## start

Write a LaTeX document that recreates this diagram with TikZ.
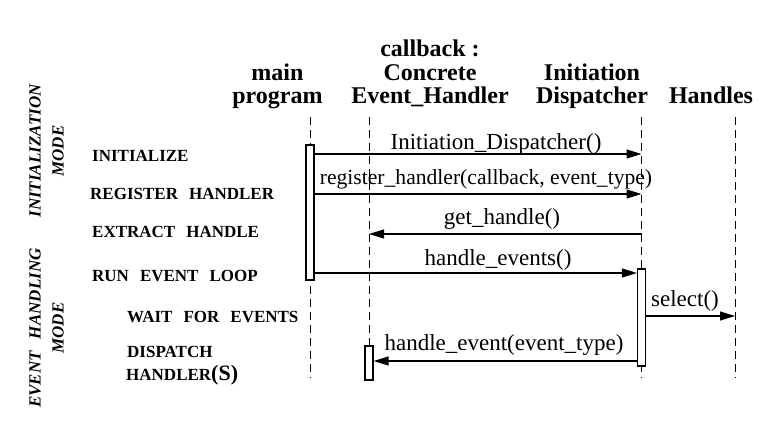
\documentclass[tikz,border=0pt]{standalone}
\usepackage{fontspec}
\setmainfont{Liberation Serif}
\usetikzlibrary{arrows.meta}

\newcommand\wordgap[1]{\spaceskip=#1\relax}

\tikzset{
  lifeline/.style={line width=1pt, dash pattern=on 8pt off 5pt},
  actbox/.style={draw, fill=white, line width=1.2pt, minimum width=8pt, inner sep=0pt},
  msg/.style={line width=1.1pt, -{Triangle[length=15pt,width=9pt]}},
  msglabel/.style={anchor=base, inner sep=0pt, font=\fontsize{23}{25}\selectfont},
  heading/.style={anchor=north, align=center, inner sep=0pt, font=\fontsize{24}{23.5}\selectfont\bfseries},
  phaselabel/.style={anchor=base west, inner sep=0pt, font=\fontsize{17}{20}\selectfont\bfseries\wordgap{11pt}},
  modelabel/.style={rotate=90, align=center, inner sep=0pt, font=\fontsize{17}{23}\selectfont\bfseries\itshape\wordgap{12pt}},
}

\begin{document}
\begin{tikzpicture}[x=1pt, y=-1pt]
\def \xmain    {310};
\def \xhdl     {369};
\def \xdisp    {641.5};
\def \xhandles {735};
\def \ytop     {117};
\def \ybot     {378};

\useasboundingbox (0,0) rectangle (770,444);

% headings
\node [heading] (hmain) at (277.5, 63.2) {main\\program};
\node [heading] (hhdl)  at (430, 39.7)   {callback :\\Concrete\\Event\_Handler};
\node [heading] (hdisp) at (592, 63.2)   {Initiation\\Dispatcher};
\node [heading, anchor=base] (hhandles) at (711, 103) {Handles};

% lifelines
\foreach \name/\x in {main/\xmain, hdl/\xhdl, disp/\xdisp, handles/\xhandles} {
  \coordinate (\name top) at (\x, \ytop);
  \coordinate (\name bot) at (\x, \ybot);
  \draw [lifeline] (\name top) -- (\name bot);
}

% activations
\node [actbox, minimum height=135pt] (mainact) at (\xmain, 212.5) {};
\node [actbox, minimum height=97pt]  (dispact) at (\xdisp, 317.5) {};
\node [actbox, minimum height=34pt]  (hdlact)  at (\xhdl, 363)    {};

% message ends
\coordinate (m1) at (\xdisp, 154);
\coordinate (m2) at (\xdisp, 194);
\coordinate (m3a) at (\xdisp, 234);
\coordinate (m3b) at (\xhdl, 234);
\coordinate (m4) at (\xdisp, 273);
\coordinate (m5) at (\xhandles, 316);
\coordinate (m6) at (\xhdl, 361);

\draw [msg] (mainact.east |- m1) -- (m1);
\draw [msg] (mainact.east |- m2) -- (m2);
\draw [msg] (m3a) -- (m3b);
\draw [msg] (mainact.east |- m4) -- (dispact.west |- m4);
\draw [msg] (dispact.east |- m5) -- (m5);
\draw [msg] (dispact.west |- m6) -- (hdlact.east |- m6);

\node [msglabel] (l1) at (496, 149) {Initiation\_Dispatcher()};
\node [msglabel, font=\fontsize{21.6}{25}\selectfont] (l2) at (486, 184) {register\_handler(callback, event\_type)};
\node [msglabel] (l3) at (502, 224) {get\_handle()};
\node [msglabel] (l4) at (498, 265) {handle\_events()};
\node [msglabel] (l5) at (685, 306) {select()};
\node [msglabel] (l6) at (504, 350) {handle\_event(event\_type)};

% phases
\node [phaselabel] (p1) at (92, 161)  {INITIALIZE};
\node [phaselabel] (p2) at (90, 199)  {REGISTER HANDLER};
\node [phaselabel] (p3) at (92, 237)  {EXTRACT HANDLE};
\node [phaselabel] (p4) at (92, 281)  {RUN EVENT LOOP};
\node [phaselabel] (p5) at (127, 322) {WAIT FOR EVENTS};
\node [phaselabel] (p6) at (127, 357) {DISPATCH};
\node [phaselabel] (p7) at (126, 380) {HANDLER{\fontsize{22}{22}\selectfont(S)}};

% modes
\node [modelabel] (mode1) at (46.5, 151) {INITIALIZATION\\MODE};
\node [modelabel] (mode2) at (46.5, 328) {EVENT HANDLING\\MODE};

\end{tikzpicture}
\end{document}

## end

> **YOUR OBJECTIVE**: Transcribe the material exactly, and leave out whatever pictures it holds.

> **SOLUTION FOR THIS PROBLEM**:
Write a LaTeX document that recreates this diagram with TikZ.
\documentclass[tikz,border=0pt]{standalone}
\usepackage{fontspec}
\setmainfont{Liberation Serif}
\usetikzlibrary{arrows.meta}

\newcommand\wordgap[1]{\spaceskip=#1\relax}

\tikzset{
  lifeline/.style={line width=1pt, dash pattern=on 8pt off 5pt},
  actbox/.style={draw, fill=white, line width=1.2pt, minimum width=8pt, inner sep=0pt},
  msg/.style={line width=1.1pt, -{Triangle[length=15pt,width=9pt]}},
  msglabel/.style={anchor=base, inner sep=0pt, font=\fontsize{23}{25}\selectfont},
  heading/.style={anchor=north, align=center, inner sep=0pt, font=\fontsize{24}{23.5}\selectfont\bfseries},
  phaselabel/.style={anchor=base west, inner sep=0pt, font=\fontsize{17}{20}\selectfont\bfseries\wordgap{11pt}},
  modelabel/.style={rotate=90, align=center, inner sep=0pt, font=\fontsize{17}{23}\selectfont\bfseries\itshape\wordgap{12pt}},
}

\begin{document}
\begin{tikzpicture}[x=1pt, y=-1pt]
\def \xmain    {310};
\def \xhdl     {369};
\def \xdisp    {641.5};
\def \xhandles {735};
\def \ytop     {117};
\def \ybot     {378};

\useasboundingbox (0,0) rectangle (770,444);

% headings
\node [heading] (hmain) at (277.5, 63.2) {main\\program};
\node [heading] (hhdl)  at (430, 39.7)   {callback :\\Concrete\\Event\_Handler};
\node [heading] (hdisp) at (592, 63.2)   {Initiation\\Dispatcher};
\node [heading, anchor=base] (hhandles) at (711, 103) {Handles};

% lifelines
\foreach \name/\x in {main/\xmain, hdl/\xhdl, disp/\xdisp, handles/\xhandles} {
  \coordinate (\name top) at (\x, \ytop);
  \coordinate (\name bot) at (\x, \ybot);
  \draw [lifeline] (\name top) -- (\name bot);
}

% activations
\node [actbox, minimum height=135pt] (mainact) at (\xmain, 212.5) {};
\node [actbox, minimum height=97pt]  (dispact) at (\xdisp, 317.5) {};
\node [actbox, minimum height=34pt]  (hdlact)  at (\xhdl, 363)    {};

% message ends
\coordinate (m1) at (\xdisp, 154);
\coordinate (m2) at (\xdisp, 194);
\coordinate (m3a) at (\xdisp, 234);
\coordinate (m3b) at (\xhdl, 234);
\coordinate (m4) at (\xdisp, 273);
\coordinate (m5) at (\xhandles, 316);
\coordinate (m6) at (\xhdl, 361);

\draw [msg] (mainact.east |- m1) -- (m1);
\draw [msg] (mainact.east |- m2) -- (m2);
\draw [msg] (m3a) -- (m3b);
\draw [msg] (mainact.east |- m4) -- (dispact.west |- m4);
\draw [msg] (dispact.east |- m5) -- (m5);
\draw [msg] (dispact.west |- m6) -- (hdlact.east |- m6);

\node [msglabel] (l1) at (496, 149) {Initiation\_Dispatcher()};
\node [msglabel, font=\fontsize{21.6}{25}\selectfont] (l2) at (486, 184) {register\_handler(callback, event\_type)};
\node [msglabel] (l3) at (502, 224) {get\_handle()};
\node [msglabel] (l4) at (498, 265) {handle\_events()};
\node [msglabel] (l5) at (685, 306) {select()};
\node [msglabel] (l6) at (504, 350) {handle\_event(event\_type)};

% phases
\node [phaselabel] (p1) at (92, 161)  {INITIALIZE};
\node [phaselabel] (p2) at (90, 199)  {REGISTER HANDLER};
\node [phaselabel] (p3) at (92, 237)  {EXTRACT HANDLE};
\node [phaselabel] (p4) at (92, 281)  {RUN EVENT LOOP};
\node [phaselabel] (p5) at (127, 322) {WAIT FOR EVENTS};
\node [phaselabel] (p6) at (127, 357) {DISPATCH};
\node [phaselabel] (p7) at (126, 380) {HANDLER{\fontsize{22}{22}\selectfont(S)}};

% modes
\node [modelabel] (mode1) at (46.5, 151) {INITIALIZATION\\MODE};
\node [modelabel] (mode2) at (46.5, 328) {EVENT HANDLING\\MODE};

\end{tikzpicture}
\end{document}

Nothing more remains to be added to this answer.